- **Aim of the task**
Within the data that follows, set down exactly the lines from the one containing "Output the component" through the one containing "const legendX = [70, 221, 493, 711];", both ends included.
— Start of Data —
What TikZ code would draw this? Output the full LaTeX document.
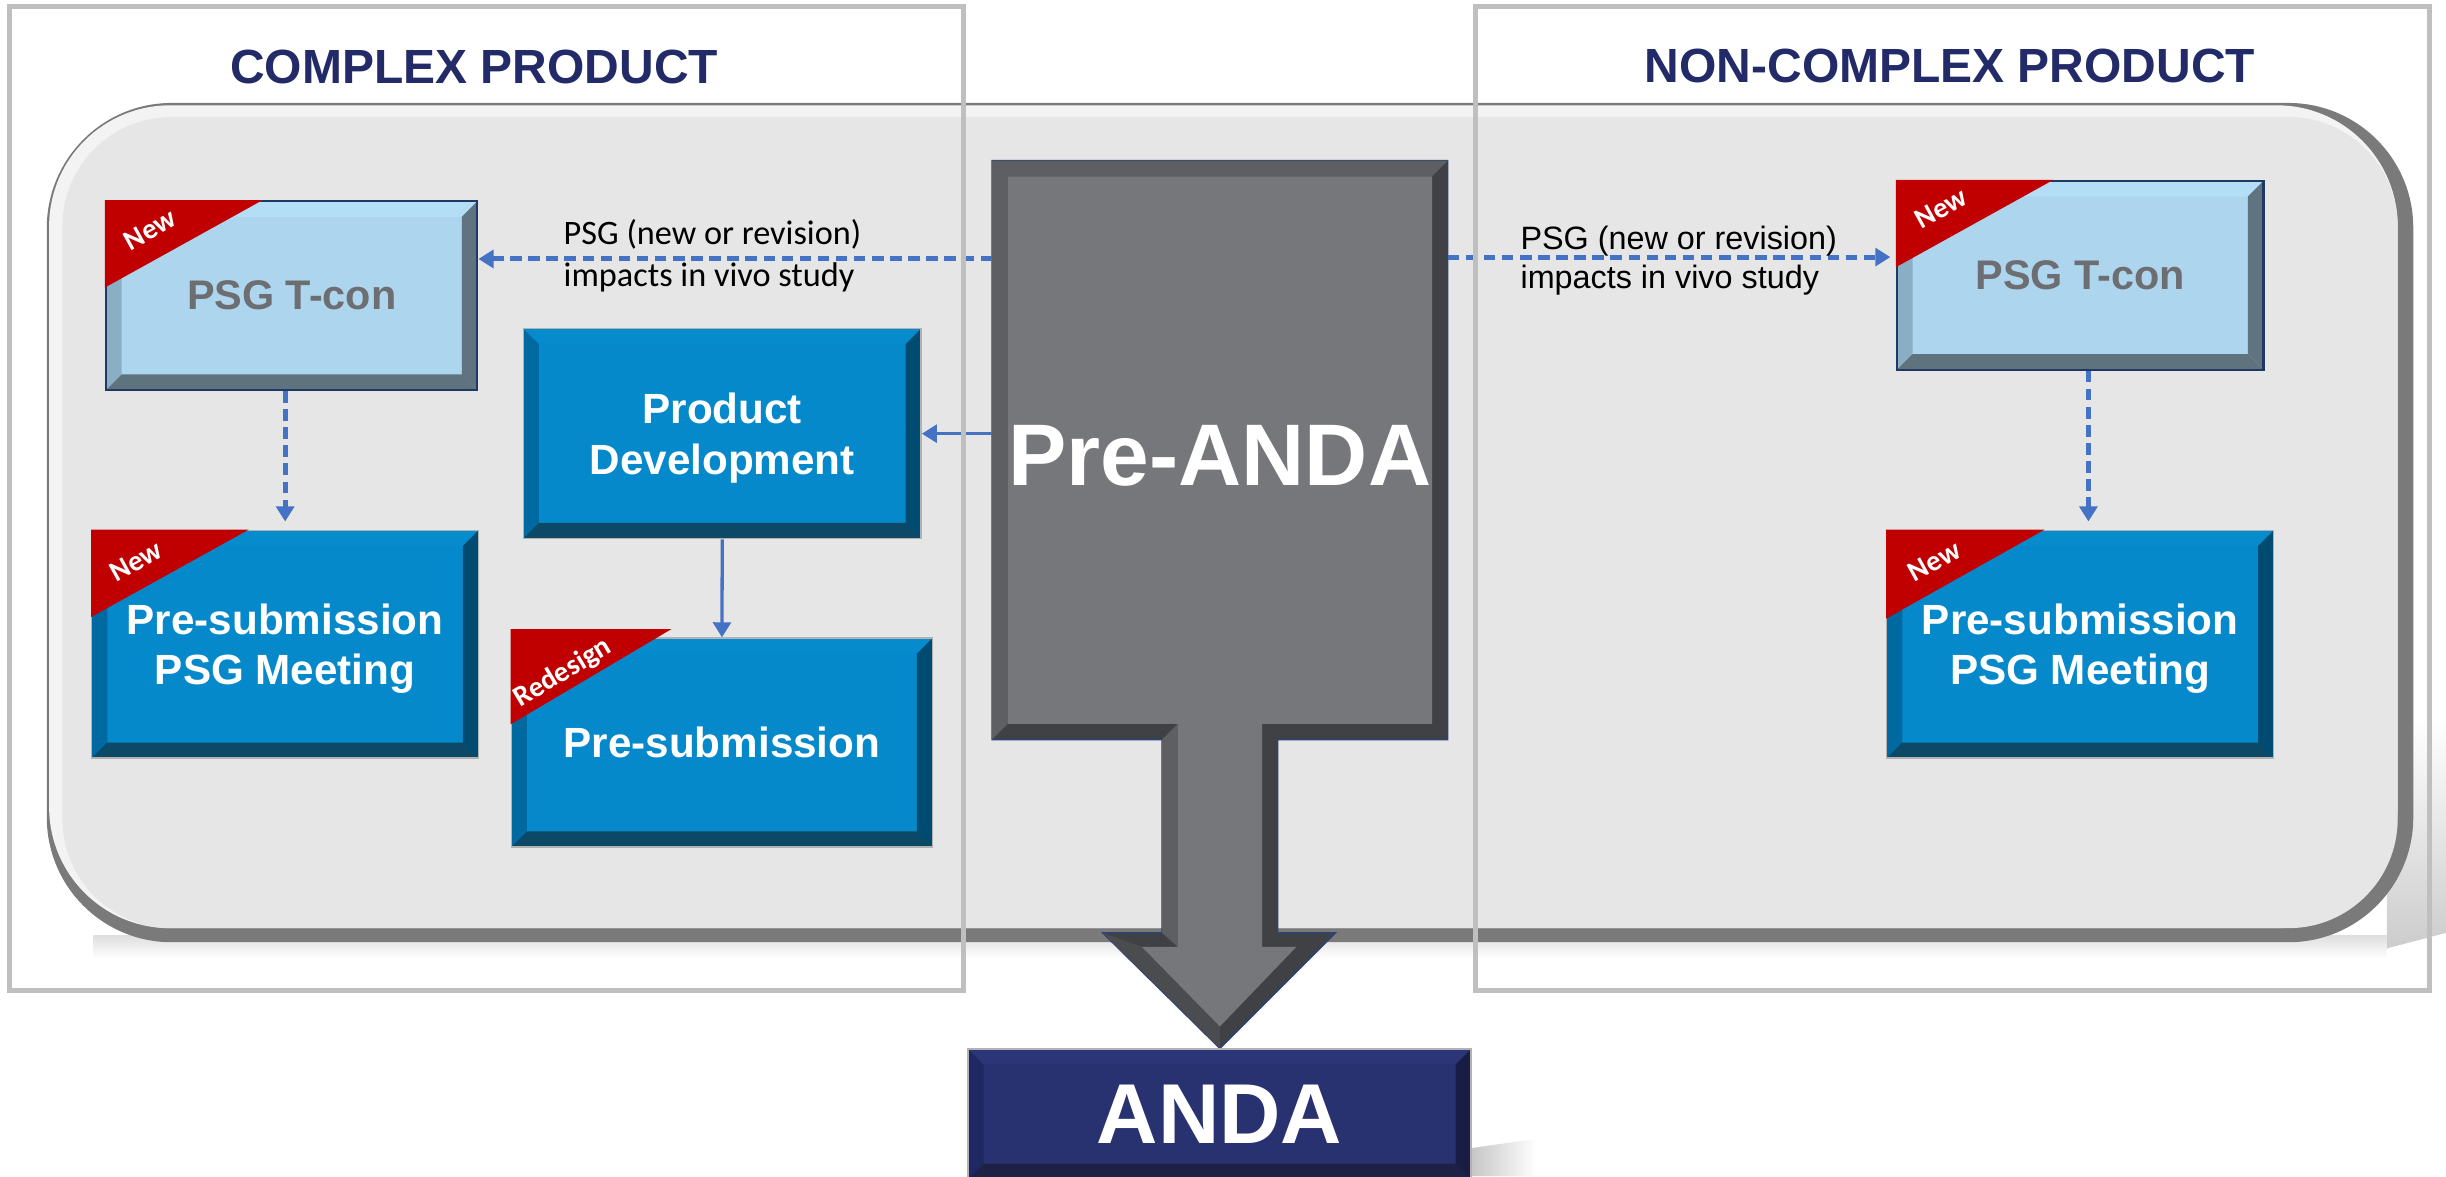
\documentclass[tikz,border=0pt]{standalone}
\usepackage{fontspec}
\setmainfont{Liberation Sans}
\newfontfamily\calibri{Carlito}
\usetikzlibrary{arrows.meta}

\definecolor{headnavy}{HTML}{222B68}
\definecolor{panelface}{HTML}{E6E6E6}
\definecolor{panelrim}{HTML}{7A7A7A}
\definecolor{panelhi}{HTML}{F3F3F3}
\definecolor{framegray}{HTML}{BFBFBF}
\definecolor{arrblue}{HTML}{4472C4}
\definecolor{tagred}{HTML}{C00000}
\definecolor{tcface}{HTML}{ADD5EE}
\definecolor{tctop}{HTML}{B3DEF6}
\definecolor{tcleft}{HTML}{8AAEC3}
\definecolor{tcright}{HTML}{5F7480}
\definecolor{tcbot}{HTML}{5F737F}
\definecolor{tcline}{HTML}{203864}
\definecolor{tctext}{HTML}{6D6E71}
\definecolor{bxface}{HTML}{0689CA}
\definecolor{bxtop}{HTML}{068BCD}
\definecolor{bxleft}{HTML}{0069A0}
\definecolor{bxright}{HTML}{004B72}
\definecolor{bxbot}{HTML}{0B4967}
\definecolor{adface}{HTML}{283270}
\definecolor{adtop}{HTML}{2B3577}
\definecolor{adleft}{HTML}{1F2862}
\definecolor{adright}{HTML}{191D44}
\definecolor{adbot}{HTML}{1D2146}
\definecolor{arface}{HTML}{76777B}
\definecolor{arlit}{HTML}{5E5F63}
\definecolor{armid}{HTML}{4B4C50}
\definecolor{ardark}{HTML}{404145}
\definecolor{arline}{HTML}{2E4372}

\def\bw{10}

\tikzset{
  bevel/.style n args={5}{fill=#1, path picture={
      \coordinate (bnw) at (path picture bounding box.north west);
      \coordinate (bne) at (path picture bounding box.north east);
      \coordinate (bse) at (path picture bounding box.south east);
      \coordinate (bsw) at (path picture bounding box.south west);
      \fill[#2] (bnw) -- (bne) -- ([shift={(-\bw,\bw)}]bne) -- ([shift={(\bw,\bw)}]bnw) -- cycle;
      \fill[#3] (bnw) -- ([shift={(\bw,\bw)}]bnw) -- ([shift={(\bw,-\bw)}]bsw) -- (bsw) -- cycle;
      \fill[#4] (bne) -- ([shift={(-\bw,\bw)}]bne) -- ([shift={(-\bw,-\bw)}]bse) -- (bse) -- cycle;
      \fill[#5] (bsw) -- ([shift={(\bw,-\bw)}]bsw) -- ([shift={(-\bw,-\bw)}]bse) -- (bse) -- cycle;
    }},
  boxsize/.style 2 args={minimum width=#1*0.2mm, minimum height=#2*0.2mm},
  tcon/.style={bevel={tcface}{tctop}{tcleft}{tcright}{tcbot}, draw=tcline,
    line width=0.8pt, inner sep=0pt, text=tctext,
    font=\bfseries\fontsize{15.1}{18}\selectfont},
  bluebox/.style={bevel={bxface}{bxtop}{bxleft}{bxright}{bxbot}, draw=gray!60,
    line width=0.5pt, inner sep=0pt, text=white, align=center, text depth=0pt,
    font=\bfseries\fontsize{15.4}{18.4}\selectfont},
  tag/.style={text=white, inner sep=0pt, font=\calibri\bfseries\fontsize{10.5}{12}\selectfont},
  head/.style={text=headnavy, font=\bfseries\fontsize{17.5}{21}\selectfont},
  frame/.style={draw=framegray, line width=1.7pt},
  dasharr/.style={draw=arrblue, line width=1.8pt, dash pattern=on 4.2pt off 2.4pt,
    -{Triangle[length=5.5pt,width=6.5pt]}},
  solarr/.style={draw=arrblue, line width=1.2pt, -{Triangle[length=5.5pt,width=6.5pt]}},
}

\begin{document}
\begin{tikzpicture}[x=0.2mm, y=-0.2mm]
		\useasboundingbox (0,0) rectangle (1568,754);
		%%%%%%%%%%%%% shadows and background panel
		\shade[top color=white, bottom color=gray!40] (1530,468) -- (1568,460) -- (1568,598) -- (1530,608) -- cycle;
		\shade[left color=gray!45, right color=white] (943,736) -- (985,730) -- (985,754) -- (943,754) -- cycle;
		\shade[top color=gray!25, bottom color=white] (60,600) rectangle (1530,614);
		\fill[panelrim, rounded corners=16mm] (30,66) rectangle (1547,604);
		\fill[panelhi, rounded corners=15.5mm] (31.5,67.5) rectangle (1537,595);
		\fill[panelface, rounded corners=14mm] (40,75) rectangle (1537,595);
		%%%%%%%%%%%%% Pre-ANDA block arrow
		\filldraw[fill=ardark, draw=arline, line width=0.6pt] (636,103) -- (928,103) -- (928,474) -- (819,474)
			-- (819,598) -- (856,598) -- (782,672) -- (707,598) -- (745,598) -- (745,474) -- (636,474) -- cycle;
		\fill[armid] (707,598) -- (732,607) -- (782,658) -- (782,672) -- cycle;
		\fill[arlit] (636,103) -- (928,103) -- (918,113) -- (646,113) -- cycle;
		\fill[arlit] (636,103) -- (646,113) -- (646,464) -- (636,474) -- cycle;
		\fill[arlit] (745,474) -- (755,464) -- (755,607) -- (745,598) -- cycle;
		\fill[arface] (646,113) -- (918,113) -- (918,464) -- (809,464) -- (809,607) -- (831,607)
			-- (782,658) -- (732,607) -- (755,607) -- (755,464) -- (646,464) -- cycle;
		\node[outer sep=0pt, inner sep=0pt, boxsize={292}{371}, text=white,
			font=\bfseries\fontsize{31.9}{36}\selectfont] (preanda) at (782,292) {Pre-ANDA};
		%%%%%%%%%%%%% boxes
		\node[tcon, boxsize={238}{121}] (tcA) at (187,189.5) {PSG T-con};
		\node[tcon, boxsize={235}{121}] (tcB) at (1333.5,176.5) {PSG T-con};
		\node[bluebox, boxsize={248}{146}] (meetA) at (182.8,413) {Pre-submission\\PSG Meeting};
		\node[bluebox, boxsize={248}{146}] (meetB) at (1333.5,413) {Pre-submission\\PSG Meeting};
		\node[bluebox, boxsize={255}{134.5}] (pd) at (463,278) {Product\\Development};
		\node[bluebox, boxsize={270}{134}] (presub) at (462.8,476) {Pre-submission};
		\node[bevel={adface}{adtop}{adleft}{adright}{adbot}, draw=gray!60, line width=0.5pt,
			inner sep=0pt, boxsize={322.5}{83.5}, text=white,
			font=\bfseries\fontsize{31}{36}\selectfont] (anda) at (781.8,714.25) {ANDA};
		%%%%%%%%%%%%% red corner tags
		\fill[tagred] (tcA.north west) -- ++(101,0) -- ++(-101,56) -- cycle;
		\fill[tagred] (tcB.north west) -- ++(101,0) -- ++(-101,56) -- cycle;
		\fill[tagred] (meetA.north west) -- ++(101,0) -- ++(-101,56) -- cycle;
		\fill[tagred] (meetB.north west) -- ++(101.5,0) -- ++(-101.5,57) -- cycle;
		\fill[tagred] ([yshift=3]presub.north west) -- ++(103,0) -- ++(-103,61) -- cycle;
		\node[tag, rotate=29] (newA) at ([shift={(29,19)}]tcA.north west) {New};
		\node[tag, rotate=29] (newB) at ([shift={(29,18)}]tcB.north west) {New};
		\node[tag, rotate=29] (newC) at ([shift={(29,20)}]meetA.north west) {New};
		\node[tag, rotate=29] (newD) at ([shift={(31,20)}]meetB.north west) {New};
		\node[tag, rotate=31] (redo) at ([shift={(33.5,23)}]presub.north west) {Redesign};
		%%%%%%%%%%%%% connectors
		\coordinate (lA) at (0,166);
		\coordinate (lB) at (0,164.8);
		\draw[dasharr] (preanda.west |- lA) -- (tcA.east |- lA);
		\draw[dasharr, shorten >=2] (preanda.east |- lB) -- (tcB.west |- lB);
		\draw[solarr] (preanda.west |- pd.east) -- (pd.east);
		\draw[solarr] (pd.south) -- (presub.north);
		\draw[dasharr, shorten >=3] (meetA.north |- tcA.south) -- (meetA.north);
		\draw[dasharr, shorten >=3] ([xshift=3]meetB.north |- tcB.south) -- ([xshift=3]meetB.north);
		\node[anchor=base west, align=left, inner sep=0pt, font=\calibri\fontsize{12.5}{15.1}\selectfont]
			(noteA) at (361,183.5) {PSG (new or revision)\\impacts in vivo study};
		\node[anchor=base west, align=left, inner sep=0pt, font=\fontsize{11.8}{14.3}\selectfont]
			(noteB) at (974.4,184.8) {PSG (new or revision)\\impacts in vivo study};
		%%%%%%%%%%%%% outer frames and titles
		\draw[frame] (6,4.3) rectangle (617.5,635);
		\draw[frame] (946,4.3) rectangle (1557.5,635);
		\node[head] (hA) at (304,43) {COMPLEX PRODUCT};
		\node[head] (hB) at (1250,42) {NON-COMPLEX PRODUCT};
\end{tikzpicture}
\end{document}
— End of Data —
— Start of Data —
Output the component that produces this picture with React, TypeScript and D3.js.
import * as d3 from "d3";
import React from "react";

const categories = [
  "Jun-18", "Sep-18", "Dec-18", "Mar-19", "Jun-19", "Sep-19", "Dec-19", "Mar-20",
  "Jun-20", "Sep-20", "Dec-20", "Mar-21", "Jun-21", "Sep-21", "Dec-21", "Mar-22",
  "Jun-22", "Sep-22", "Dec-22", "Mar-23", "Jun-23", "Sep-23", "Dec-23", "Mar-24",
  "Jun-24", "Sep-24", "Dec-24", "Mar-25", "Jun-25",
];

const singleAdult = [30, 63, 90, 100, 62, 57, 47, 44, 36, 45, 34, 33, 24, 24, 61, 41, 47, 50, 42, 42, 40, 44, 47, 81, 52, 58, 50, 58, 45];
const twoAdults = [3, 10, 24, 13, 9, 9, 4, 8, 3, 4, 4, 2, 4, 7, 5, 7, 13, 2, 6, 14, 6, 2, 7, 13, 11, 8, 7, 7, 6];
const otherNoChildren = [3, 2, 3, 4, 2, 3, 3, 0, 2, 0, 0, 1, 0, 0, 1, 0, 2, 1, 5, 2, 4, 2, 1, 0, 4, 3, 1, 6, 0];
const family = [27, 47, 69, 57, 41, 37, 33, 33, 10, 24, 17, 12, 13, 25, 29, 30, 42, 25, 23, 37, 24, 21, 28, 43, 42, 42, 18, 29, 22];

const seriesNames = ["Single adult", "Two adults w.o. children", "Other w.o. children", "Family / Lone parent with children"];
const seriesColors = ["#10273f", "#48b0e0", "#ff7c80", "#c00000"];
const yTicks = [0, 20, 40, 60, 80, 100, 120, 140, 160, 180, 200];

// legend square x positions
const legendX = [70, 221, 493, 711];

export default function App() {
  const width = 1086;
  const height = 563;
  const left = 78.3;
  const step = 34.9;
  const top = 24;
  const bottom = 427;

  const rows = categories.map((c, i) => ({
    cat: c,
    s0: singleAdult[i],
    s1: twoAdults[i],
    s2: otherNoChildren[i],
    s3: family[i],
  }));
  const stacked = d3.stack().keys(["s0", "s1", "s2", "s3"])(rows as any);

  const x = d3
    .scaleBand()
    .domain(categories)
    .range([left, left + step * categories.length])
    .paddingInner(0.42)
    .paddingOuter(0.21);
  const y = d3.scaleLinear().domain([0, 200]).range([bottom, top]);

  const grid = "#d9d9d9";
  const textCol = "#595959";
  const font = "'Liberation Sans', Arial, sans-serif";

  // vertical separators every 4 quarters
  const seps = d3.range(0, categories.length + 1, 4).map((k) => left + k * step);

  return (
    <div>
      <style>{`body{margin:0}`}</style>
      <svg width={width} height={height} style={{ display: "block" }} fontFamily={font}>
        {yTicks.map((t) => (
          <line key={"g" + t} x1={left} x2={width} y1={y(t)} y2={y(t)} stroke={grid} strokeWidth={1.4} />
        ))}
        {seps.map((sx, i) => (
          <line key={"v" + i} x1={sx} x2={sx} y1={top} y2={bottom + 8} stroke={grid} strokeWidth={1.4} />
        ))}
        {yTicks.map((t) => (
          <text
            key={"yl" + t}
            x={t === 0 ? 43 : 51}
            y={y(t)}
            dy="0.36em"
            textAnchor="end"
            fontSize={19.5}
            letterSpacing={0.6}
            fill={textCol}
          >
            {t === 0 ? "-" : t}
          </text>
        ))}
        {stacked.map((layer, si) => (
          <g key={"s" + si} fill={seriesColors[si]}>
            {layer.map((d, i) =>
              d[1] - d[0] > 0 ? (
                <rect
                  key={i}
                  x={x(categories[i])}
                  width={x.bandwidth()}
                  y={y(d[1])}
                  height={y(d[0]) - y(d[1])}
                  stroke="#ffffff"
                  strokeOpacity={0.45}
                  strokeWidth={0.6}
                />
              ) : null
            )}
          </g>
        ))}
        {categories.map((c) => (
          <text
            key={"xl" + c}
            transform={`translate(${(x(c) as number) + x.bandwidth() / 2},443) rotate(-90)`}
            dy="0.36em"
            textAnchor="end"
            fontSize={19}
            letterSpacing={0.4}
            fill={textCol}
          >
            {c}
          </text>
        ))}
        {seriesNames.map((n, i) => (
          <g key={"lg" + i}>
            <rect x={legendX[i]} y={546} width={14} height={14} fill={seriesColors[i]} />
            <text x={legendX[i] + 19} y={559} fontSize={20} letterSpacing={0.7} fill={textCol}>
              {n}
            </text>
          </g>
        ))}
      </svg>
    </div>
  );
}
— End of Data —
- **Response to the task**
Output the component that produces this picture with React, TypeScript and D3.js.
import * as d3 from "d3";
import React from "react";

const categories = [
  "Jun-18", "Sep-18", "Dec-18", "Mar-19", "Jun-19", "Sep-19", "Dec-19", "Mar-20",
  "Jun-20", "Sep-20", "Dec-20", "Mar-21", "Jun-21", "Sep-21", "Dec-21", "Mar-22",
  "Jun-22", "Sep-22", "Dec-22", "Mar-23", "Jun-23", "Sep-23", "Dec-23", "Mar-24",
  "Jun-24", "Sep-24", "Dec-24", "Mar-25", "Jun-25",
];

const singleAdult = [30, 63, 90, 100, 62, 57, 47, 44, 36, 45, 34, 33, 24, 24, 61, 41, 47, 50, 42, 42, 40, 44, 47, 81, 52, 58, 50, 58, 45];
const twoAdults = [3, 10, 24, 13, 9, 9, 4, 8, 3, 4, 4, 2, 4, 7, 5, 7, 13, 2, 6, 14, 6, 2, 7, 13, 11, 8, 7, 7, 6];
const otherNoChildren = [3, 2, 3, 4, 2, 3, 3, 0, 2, 0, 0, 1, 0, 0, 1, 0, 2, 1, 5, 2, 4, 2, 1, 0, 4, 3, 1, 6, 0];
const family = [27, 47, 69, 57, 41, 37, 33, 33, 10, 24, 17, 12, 13, 25, 29, 30, 42, 25, 23, 37, 24, 21, 28, 43, 42, 42, 18, 29, 22];

const seriesNames = ["Single adult", "Two adults w.o. children", "Other w.o. children", "Family / Lone parent with children"];
const seriesColors = ["#10273f", "#48b0e0", "#ff7c80", "#c00000"];
const yTicks = [0, 20, 40, 60, 80, 100, 120, 140, 160, 180, 200];

// legend square x positions
const legendX = [70, 221, 493, 711];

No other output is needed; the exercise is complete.